How do I get rid of the top menu bar and how do I *maximise* windows and other things

24

Comments

  • Reply 21 of 70
    placeboplacebo Posts: 5,767member
    Not with menufela since it doesn't run in the dock...



    Open the installer again and choose Uninstall.



    Why didn't you like menufela? I can't see how it couldn't have done what you wanted, it's so simple.
  • Reply 22 of 70
    lundylundy Posts: 4,466member
    Quote:
    Originally Posted by Mr. H


    Actually, I would say that this is Apple's failing, not AppleInsider's. Apple should provide much more information with their machines for both new computer users (yes, there still are some out there) and for Switchers.



    Anyway, yes, I second your suggestion.



    Write up a FAQ for Switchers and I will sticky it.
  • Reply 23 of 70
    outsideroutsider Posts: 6,008member
    Did this dude just call us kikes?



    "Can someone tell me how to get rid of the menu bar at the top?

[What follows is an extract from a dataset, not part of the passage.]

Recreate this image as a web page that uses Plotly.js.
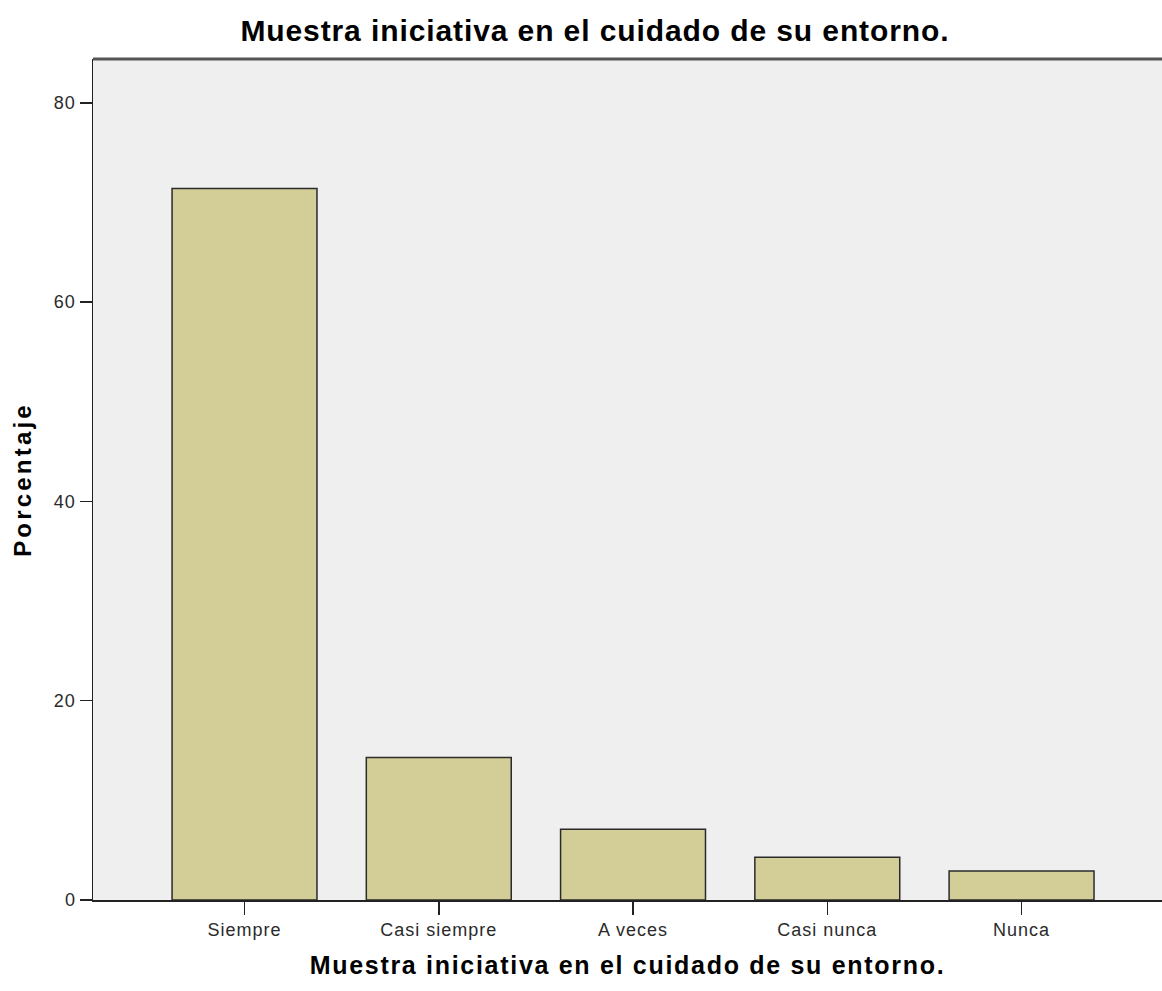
<!DOCTYPE html>
<html>
<head>
<meta charset="utf-8">
<script src="https://cdn.plot.ly/plotly-3.0.1.min.js"></script>
<style>
html,body{margin:0;padding:0;background:#fff;}
#chart{width:1162px;height:991px;}
#chart .gtitle{letter-spacing:0.9px;}
#chart .xtitle{letter-spacing:1.7px;}
#chart .ytitle{letter-spacing:3.2px;}
#chart .xtick text{letter-spacing:1px;}
#chart .ytick text{letter-spacing:1px;}
</style>
</head>
<body>
<div id="chart"></div>
<script>
const categories = ["Siempre", "Casi siempre", "A veces", "Casi nunca", "Nunca"];
const percentages = [71.4, 14.3, 7.1, 4.3, 2.9];
const yTicks = [0, 20, 40, 60, 80];
const chartTitle = "Muestra iniciativa en el cuidado de su entorno.";
const xTitle = "Muestra iniciativa en el cuidado de su entorno.";
const yTitle = "Porcentaje";

const fontFam = "'Liberation Sans', Arial, sans-serif";

const trace = {
  type: "bar",
  x: categories,
  y: percentages,
  width: 0.746,
  marker: { color: "#d3ce97", line: { color: "#2b2b2b", width: 1.5 } },
  hoverinfo: "x+y"
};

const layout = {
  width: 1162, height: 991,
  margin: { l: 93, r: 0, t: 59, b: 91, pad: 0 },
  paper_bgcolor: "#ffffff",
  plot_bgcolor: "#efefef",
  showlegend: false,
  title: {
    text: "<b>" + chartTitle + "</b>",
    font: { family: fontFam, size: 30, color: "#000" },
    x: 0.512, xanchor: "center", y: 0.969, yanchor: "middle"
  },
  xaxis: {
    range: [-0.78, 4.723],
    showgrid: false, zeroline: false,
    showline: true, linecolor: "#222", linewidth: 1.5,
    ticks: "outside", ticklen: 13, tickwidth: 1.5, tickcolor: "#222",
    tickfont: { family: fontFam, size: 18, color: "#2a2a2a" },
    title: { text: "<b>" + xTitle + "</b>", font: { family: fontFam, size: 25, color: "#000" }, standoff: 17 }
  },
  yaxis: {
    range: [0, 84.4],
    tickvals: yTicks,
    showgrid: false, zeroline: false,
    showline: true, linecolor: "#222", linewidth: 1.5,
    ticks: "outside", ticklen: 12, tickwidth: 1.5, tickcolor: "#222",
    tickfont: { family: fontFam, size: 18, color: "#2a2a2a" },
    title: { text: "<b>" + yTitle + "</b>", font: { family: fontFam, size: 24, color: "#000" }, standoff: 17 }
  },
  shapes: [
    { type: "line", xref: "paper", yref: "paper", x0: 0, x1: 1, y0: 1, y1: 1, line: { color: "#555", width: 3 } }
  ]
};

Plotly.newPlot("chart", [trace], layout, { displayModeBar: false, staticPlot: true });
</script>
</body>
</html>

    Is it not possible to auto hide it kike you can in windows with the task bar?"



    Lets return to our regularly scheduled program.
  • Reply 24 of 70
    lundylundy Posts: 4,466member
    Quote:
    Originally Posted by Outsider


    Did this dude just call us kikes?



    "Can someone tell me how to get rid of the menu bar at the top?

    Is it not possible to auto hide it kike you can in windows with the task bar?"



    Lets return to our regularly scheduled program.



    I know a guy who got banned for mistyping "azzkicker" as "azzlicker".
  • Reply 25 of 70
    Quote:
    Originally Posted by lundy


    Write up a FAQ for Switchers and I will sticky it.



    so, just start a new thread and you'll sort it out yeh?
  • Reply 26 of 70
    lundylundy Posts: 4,466member
    Well, a proper FAQ is a series of questions and answers. Probably could just copy most of Apple's Mac 101 page.
  • Reply 27 of 70
    Quote:
    Originally Posted by lundy


    I think this is the first time ever I have seen anyone want to hide the main menu bar on a Mac.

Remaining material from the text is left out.